Indian Economy (1950–1990) – An Overview
After independence, India chose a planned economic model to rebuild its economy. The main goals were growth with equity, self-reliance, and reducing poverty. This period saw the rise of the public sector, land reforms, and the beginning of agricultural modernisation. Some key focus areas from the chapter include:
1. Planning and Five-Year Plans
India adopted the Soviet-style five-year plans starting from 1951. The Planning Commission was set up to formulate and monitor development programmes. The focus areas included:
- First Plan (1951-56): Agriculture, irrigation, and energy
- Second Plan (1956-61): Industrialisation with focus on heavy industries
- Subsequent Plans: Mixed focus on rural development, employment, and poverty reduction
2. Agriculture and Land Reforms
Agricultural reforms were a big part of post-independence planning.
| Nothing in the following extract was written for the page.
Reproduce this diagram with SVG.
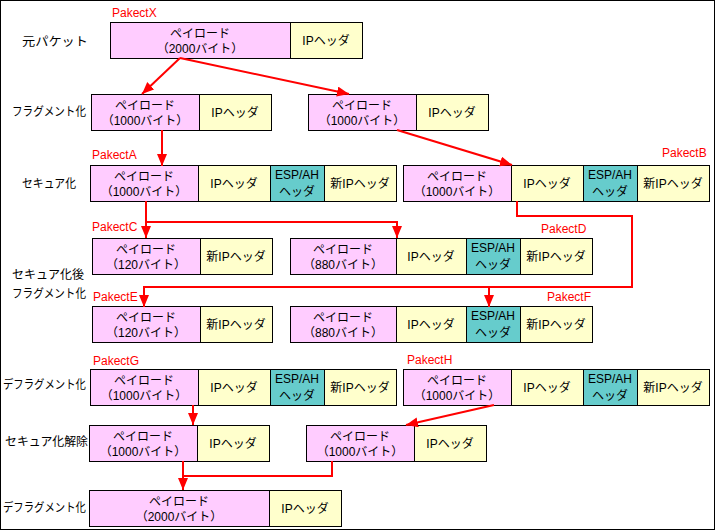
<svg xmlns="http://www.w3.org/2000/svg" width="715" height="530" viewBox="0 0 715 530">
<style>
text{font-family:"Liberation Sans","Noto Sans CJK JP",sans-serif;font-size:12px;fill:#000}
.c{text-anchor:middle}
.r{fill:#ff0000}
.pl{fill:#ffccff;stroke:#000;stroke-width:1}
.ip{fill:#ffffcc;stroke:#000;stroke-width:1}
.esp{fill:#66cccc;stroke:#000;stroke-width:1}
.a{fill:none;stroke:#ff0000;stroke-width:2}
.ah{marker-end:url(#arr)}
</style>
<defs>
<marker id="arr" markerUnits="userSpaceOnUse" markerWidth="13" markerHeight="11" refX="12" refY="5" orient="auto" viewBox="0 0 13 11">
<path d="M0,0 L12,5 L0,10 z" fill="#ff0000"/>
</marker>
</defs>
<rect x="0.5" y="0.5" width="714" height="529" fill="#fff" stroke="#000"/>
<g id="row-labels">
<text x="22" y="46" textLength="66" lengthAdjust="spacingAndGlyphs">元パケット</text>
<text x="12" y="116" textLength="74" lengthAdjust="spacingAndGlyphs">フラグメント化</text>
<text x="22" y="188" textLength="54" lengthAdjust="spacingAndGlyphs">セキュア化</text>
<text x="12" y="279" textLength="72" lengthAdjust="spacingAndGlyphs">セキュア化後</text>
<text x="12" y="298" textLength="74" lengthAdjust="spacingAndGlyphs">フラグメント化</text>
<text x="3" y="389" textLength="83" lengthAdjust="spacingAndGlyphs">デフラグメント化</text>
<text x="5" y="446" textLength="83" lengthAdjust="spacingAndGlyphs">セキュア化解除</text>
<text x="3" y="512" textLength="83" lengthAdjust="spacingAndGlyphs">デフラグメント化</text>
</g>
<g id="pktX">
<text class="r" x="112" y="17">PakectX</text>
<rect class="pl" x="110.5" y="22.5" width="180" height="36"/>
<rect class="ip" x="290.5" y="22.5" width="72" height="36"/>
<text class="c" x="200" y="38">ペイロード</text>
<text class="c" x="200" y="53">（2000バイト）</text>
<text class="c" x="326" y="45">IPヘッダ</text>
</g>
<g id="frag1">
<rect class="pl" x="91.5" y="94.5" width="108" height="36"/>
<rect class="ip" x="199.5" y="94.5" width="72" height="36"/>
<text class="c" x="145" y="110">ペイロード</text>
<text class="c" x="145" y="125">（1000バイト）</text>
<text class="c" x="235" y="117">IPヘッダ</text>
</g>
<g id="frag2">
<rect class="pl" x="308.5" y="94.5" width="108" height="36"/>
<rect class="ip" x="416.5" y="94.5" width="72" height="36"/>
<text class="c" x="362" y="110">ペイロード</text>
<text class="c" x="362" y="125">（1000バイト）</text>
<text class="c" x="452" y="117">IPヘッダ</text>
</g>
<g id="pktA">
<text class="r" x="92" y="159">PakectA</text>
<rect class="pl" x="90.5" y="165.5" width="108" height="36"/>
<rect class="ip" x="198.5" y="165.5" width="72" height="36"/>
<rect class="esp" x="270.5" y="165.5" width="54" height="36"/>
<rect class="ip" x="324.5" y="165.5" width="72" height="36"/>
<text class="c" x="144" y="181">ペイロード</text>
<text class="c" x="144" y="196">（1000バイト）</text>
<text class="c" x="234" y="188">IPヘッダ</text>
<text class="c" x="297" y="179">ESP/AH</text>
<text class="c" x="297" y="196">ヘッダ</text>
<text class="c" x="360" y="188">新IPヘッダ</text>
</g>
<g id="pktB">
<text class="r" x="662" y="157">PakectB</text>
<rect class="pl" x="403.5" y="165.5" width="108" height="36"/>
<rect class="ip" x="511.5" y="165.5" width="72" height="36"/>
<rect class="esp" x="583.5" y="165.5" width="54" height="36"/>
<rect class="ip" x="637.5" y="165.5" width="72" height="36"/>
<text class="c" x="457" y="181">ペイロード</text>
<text class="c" x="457" y="196">（1000バイト）</text>
<text class="c" x="547" y="188">IPヘッダ</text>
<text class="c" x="610" y="179">ESP/AH</text>
<text class="c" x="610" y="196">ヘッダ</text>
<text class="c" x="673" y="188">新IPヘッダ</text>
</g>
<g id="pktC">
<text class="r" x="92" y="231">PakectC</text>
<rect class="pl" x="92.5" y="238.5" width="108" height="36"/>
<rect class="ip" x="200.5" y="238.5" width="72" height="36"/>
<text class="c" x="146" y="254">ペイロード</text>
<text class="c" x="146" y="269">（120バイト）</text>
<text class="c" x="236" y="261">新IPヘッダ</text>
</g>
<g id="pktD">
<text class="r" x="541" y="233">PakectD</text>
<rect class="pl" x="290.5" y="238.5" width="106" height="36"/>
<rect class="ip" x="396.5" y="238.5" width="70" height="36"/>
<rect class="esp" x="466.5" y="238.5" width="54" height="36"/>
<rect class="ip" x="520.5" y="238.5" width="72" height="36"/>
<text class="c" x="343" y="254">ペイロード</text>
<text class="c" x="343" y="269">（880バイト）</text>
<text class="c" x="431" y="261">IPヘッダ</text>
<text class="c" x="493" y="252">ESP/AH</text>
<text class="c" x="493" y="269">ヘッダ</text>
<text class="c" x="556" y="261">新IPヘッダ</text>
</g>
<g id="pktE">
<text class="r" x="93" y="301">PakectE</text>
<rect class="pl" x="92.5" y="306.5" width="108" height="36"/>
<rect class="ip" x="200.5" y="306.5" width="72" height="36"/>
<text class="c" x="146" y="322">ペイロード</text>
<text class="c" x="146" y="337">（120バイト）</text>
<text class="c" x="236" y="329">新IPヘッダ</text>
</g>
<g id="pktF">
<text class="r" x="547" y="301">PakectF</text>
<rect class="pl" x="290.5" y="306.5" width="106" height="36"/>
<rect class="ip" x="396.5" y="306.5" width="70" height="36"/>
<rect class="esp" x="466.5" y="306.5" width="54" height="36"/>
<rect class="ip" x="520.5" y="306.5" width="72" height="36"/>
<text class="c" x="343" y="322">ペイロード</text>
<text class="c" x="343" y="337">（880バイト）</text>
<text class="c" x="431" y="329">IPヘッダ</text>
<text class="c" x="493" y="320">ESP/AH</text>
<text class="c" x="493" y="337">ヘッダ</text>
<text class="c" x="556" y="329">新IPヘッダ</text>
</g>
<g id="pktG">
<text class="r" x="93" y="365">PakectG</text>
<rect class="pl" x="90.5" y="369.5" width="108" height="36"/>
<rect class="ip" x="198.5" y="369.5" width="72" height="36"/>
<rect class="esp" x="270.5" y="369.5" width="54" height="36"/>
<rect class="ip" x="324.5" y="369.5" width="72" height="36"/>
<text class="c" x="144" y="385">ペイロード</text>
<text class="c" x="144" y="400">（1000バイト）</text>
<text class="c" x="234" y="392">IPヘッダ</text>
<text class="c" x="297" y="383">ESP/AH</text>
<text class="c" x="297" y="400">ヘッダ</text>
<text class="c" x="360" y="392">新IPヘッダ</text>
</g>
<g id="pktH">
<text class="r" x="407" y="364">PakectH</text>
<rect class="pl" x="403.5" y="369.5" width="108" height="36"/>
<rect class="ip" x="511.5" y="369.5" width="72" height="36"/>
<rect class="esp" x="583.5" y="369.5" width="54" height="36"/>
<rect class="ip" x="637.5" y="369.5" width="72" height="36"/>
<text class="c" x="457" y="385">ペイロード</text>
<text class="c" x="457" y="400">（1000バイト）</text>
<text class="c" x="547" y="392">IPヘッダ</text>
<text class="c" x="610" y="383">ESP/AH</text>
<text class="c" x="610" y="400">ヘッダ</text>
<text class="c" x="673" y="392">新IPヘッダ</text>
</g>
<g id="desec1">
<rect class="pl" x="89.5" y="425.5" width="108" height="36"/>
<rect class="ip" x="197.5" y="425.5" width="72" height="36"/>
<text class="c" x="143" y="441">ペイロード</text>
<text class="c" x="143" y="456">（1000バイト）</text>
<text class="c" x="233" y="448">IPヘッダ</text>
</g>
<g id="desec2">
<rect class="pl" x="306.5" y="425.5" width="108" height="36"/>
<rect class="ip" x="414.5" y="425.5" width="72" height="36"/>
<text class="c" x="360" y="441">ペイロード</text>
<text class="c" x="360" y="456">（1000バイト）</text>
<text class="c" x="450" y="448">IPヘッダ</text>
</g>
<g id="defrag">
<rect class="pl" x="89.5" y="490.5" width="180" height="36"/>
<rect class="ip" x="269.5" y="490.5" width="72" height="36"/>
<text class="c" x="179" y="506">ペイロード</text>
<text class="c" x="179" y="521">（2000バイト）</text>
<text class="c" x="305" y="513">IPヘッダ</text>
</g>
<g id="connectors">
<line class="a ah" x1="180" y1="58" x2="142" y2="94"/>
<line class="a ah" x1="180" y1="58" x2="349" y2="94"/>
<line class="a ah" x1="162" y1="130" x2="162" y2="166"/>
<line class="a ah" x1="397" y1="130" x2="512" y2="165"/>
<line class="a ah" x1="146" y1="201" x2="146" y2="238"/>
<polyline class="a ah" points="146,222 397,222 397,238"/>
<polyline class="a ah" points="517,201 517,216 632,216 632,287 144,287 144,307"/>
<line class="a ah" x1="489" y1="287" x2="489" y2="307"/>
<line class="a ah" x1="193" y1="405" x2="193" y2="425"/>
<line class="a ah" x1="494" y1="405" x2="406" y2="425"/>
<line class="a ah" x1="183" y1="461" x2="183" y2="490"/>
<polyline class="a" points="332,461 332,476 183,476"/>
</g>
</svg>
Key measures included:
- Abolition of zamindari system
- Consolidation of land holdings
- Introduction of minimum support prices
- Green Revolution in the late 1960s, which boosted wheat and rice production
Still, not all regions benefited equally. While Punjab and Haryana saw major growth, states like Bihar and Odisha lagged behind.
3. Industrial Sector and Public Sector Expansion
The Industrial Policy Resolution of 1956 gave the government a central role in setting up heavy industries. Private sector participation was limited due to licensing laws, which often slowed down innovation and competition. Public sector undertakings (PSUs) became the backbone of the economy.
4. Foreign Trade and Protectionism
India followed a policy of import substitution. This meant producing goods locally rather than depending on imports. High tariffs and strict quotas were imposed on foreign goods. While this helped local industries, it also kept consumers away from better global products and technology.